Saturday 11 June 2011

Twitter i18n

There are a number of internationalization (i18n) issues with Twitter. I use Twitter directly from a browser. If you use a Twitter client then your experiences could differ from mine. A client could, for instance, reconstruct Unicode Domain Names from a Punycode form. I deliberately use twitter from a browser so that I can determine what is happening at base level. Additionally I do not use any twitter related browser extensions. So now to the i18n twitter issues that I have so far encountered.

hashtags

If I use an ASCII hashtag then it works as expected. If though I use non ASCII Unicode characters then twitter does not recognize it as a hashtag. eg #loughborough works but #ラフバラ does not.

Sina's Microblog 新浪微博, unlike twitter, does have Unicode hashtags. Twitter uses a single # character as a prefix to the text. 新浪微博 uses a pair of # characters to bracket the text. By way of example, #ラフバラ# is a valid Unicode hashtag which I have used on my 新浪微博 weibo.com/andreschappo

ラフバラ is loughborough written in Japanese Katakana.

IDNs

Several countries now have functioning idn ccTLDs. A recently live ccTLD is Korea's dot 한국. Lets take the new IDN for Songpa District Office, Seoul, Korea. Their IDN should show on twitter as a live clickable link ie 송파구청.한국. Twitter, though, does not process it as a valid web address and so it just shows as plain text on twitter ie http://송파구청.한국/

If, though, I use an IDN with an ASCII TLD then twitter recognizes it as a valid web address and displays it as a live clickable link. See twitter.com/andreschappo/...

Auto Shortening

Twitter are rolling out an automatic link shortening service. Link shortening (currently) kicks in at 11 characters. The character count includes the http:// prefix. http://t.co is exactly 11 characters and one cannot have a shorter link. Therefore all tweet links will be shortened. Some time since yesterday I have been rolled in and so now my links are auto shortened by twitter. Not a problem for ASCII links but a new problem arises with IDN links. The punycode form is displayed in the tweet instead of the unicode form. See twitter.com/andreschappo/...

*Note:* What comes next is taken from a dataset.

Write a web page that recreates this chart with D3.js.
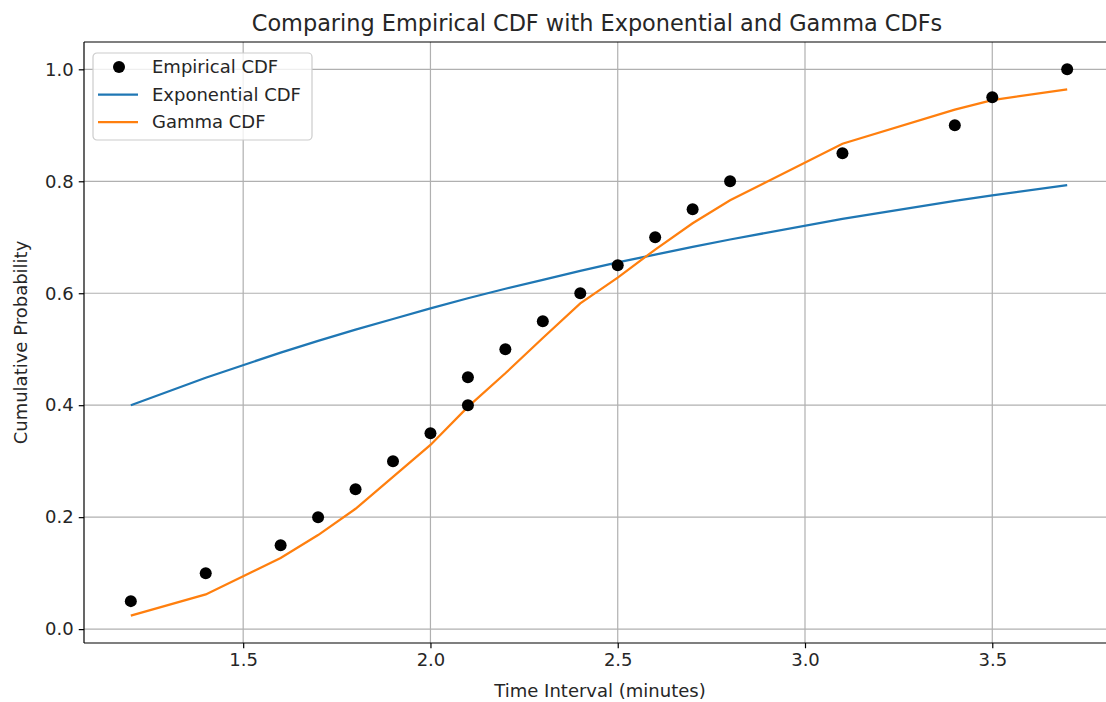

Instead of displaying xn--2e0b569ap6hmmg.kr twitter should display the unicode form 송파구청.kr. The underlying href link, as created by twitter, is http://t.co/tzlxTh4

URLs

Lets now add a pathname part to a Domain Name. Add an ASCII pathname part and all is fine. Take an ASCII Domain Name and add a non ASCII Unicode pathname and twitter fails to recognize the full URL.

In a tweet I want http://ta.gd/러프버러 to appear as ta.gd/러프버러 Instead it appears as ta.gd러프버러 The ASCII Domain Name is processed as a link but the Unicode pathname part is not being treated as part of the URL and is just displayed as plain text. One ends up with an incomplete URL.